Professor A Cairns F.F.A.: The simulation approach assumes multivariate normality. Suppose you do n simulation scenarios under this assumption and then calculate for each simulated θ. Could you calculate the true likelihood for each simulated θ and compare this to the multivariate likelihood?
Dr Richards: Yes, you could. I do this in the paper when I look at the shape of the profile log-likelihood. It is important that profile likelihoods are quadratic for the multivariate normal assumption to be valid. This is worth checking when you are fitting the model and carrying out these calculations.
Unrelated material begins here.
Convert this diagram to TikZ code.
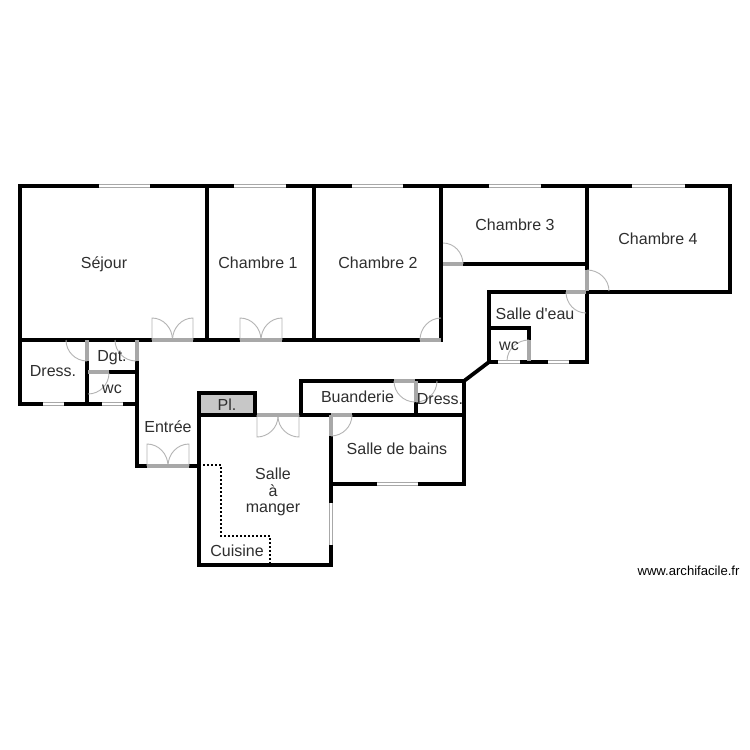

Questioner: The quadratic approximation might be very good around the parameter estimate, but would it be less good as we get further away from the estimate?
Dr Richards: Figure 1 in the paper shows that the profile log-likelihood function is usually similar to the quadratic shape of a normal log-likelihood. As long as we are dealing with a modest range, say a 95% confidence interval, there is next to no difference between the quadratic approximation and the log-likelihood function’s actual shape. However, as you get further away from the central estimate, the closeness of the approximation becomes poorer. If you are looking at really extreme parameter deviations, then the quadratic approximation behind the multivariate normal assumption might be less good.
Ms S O’Sullivan: What if the parameter distribution is not multivariate normal in reality?
Dr Richards: If that was the case, then I think you would need to refit your model. It does happen with some parameters that you do not get a quadratic shape and there is an example for the Makeham–Perks model in Table 7 of the paper, where one of the parameters does not have the proper quadratic shape. However, Table 8 suggests that this does not seem to have had any material impact on the mis-estimation assessment because the results are consistent across all the models.